Here we can use {epiparameter} to load in offspring distributions for multiple diseases and evaluate how likely they are to cause epidemics.
Code
sars <- epidist_db(
disease = "SARS",
epi_dist = "offspring distribution",
single_epidist = TRUE
)
#> Using Lloyd-Smith J, Schreiber S, Kopp P, Getz W (2005). "Superspreading and
#> the effect of individual variation on disease emergence." _Nature_.
#> doi:10.1038/nature04153 <https://doi.org/10.1038/nature04153>..
#> To retrieve the short citation use the 'get_citation' function
evd <- epidist_db(
disease = "Ebola Virus Disease",
epi_dist = "offspring distribution",
single_epidist = TRUE
)
#> Using Lloyd-Smith J, Schreiber S, Kopp P, Getz W (2005). "Superspreading and
#> the effect of individual variation on disease emergence." _Nature_.
#> doi:10.1038/nature04153 <https://doi.org/10.1038/nature04153>..

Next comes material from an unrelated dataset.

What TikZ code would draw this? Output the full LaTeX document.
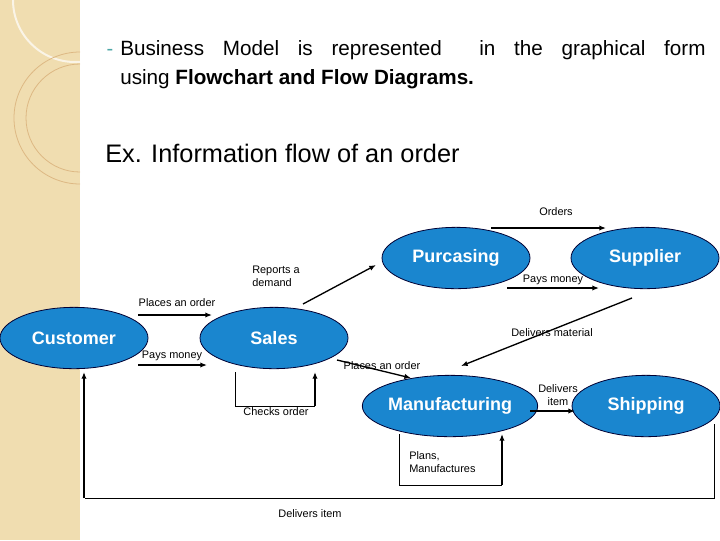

#> To retrieve the short citation use the 'get_citation' functionThe parameters of each distribution can be extracted:
Code
sars_params <- get_parameters(sars)
sars_params
#> mean dispersion
#> 1.63 0.16
evd_params <- get_parameters(evd)
evd_params
#> mean dispersion
#> 1.5 5.1Code
family(sars)
#> [1] "nbinom"
probability_epidemic(
R = sars_params[["mean"]],
k = sars_params[["dispersion"]],
num_init_infect = 1
)
#> [1] 0.1198705
family(evd)
#> [1] "nbinom"
probability_epidemic(
R = evd_params[["mean"]],
k = evd_params[["dispersion"]],
num_init_infect = 1
)
#> [1] 0.5092324In the above example we assume the initial pool of infectors is one (num_init_infect = 1)
but this can easily be adjusted in the case there is evidence for a larger initial
seeding of infections, whether from animal-to-human spillover or imported cases from outside the area of interest.
We can see that the probability of an epidemic given the estimates of Lloyd-Smith et al. (2005) is greater for Ebola than SARS. This is due to the offspring distribution of Ebola having a larger dispersion (dispersion \(k\) = 5.1), compared to SARS, which has a relatively small dispersion (\(k\) = 0.16).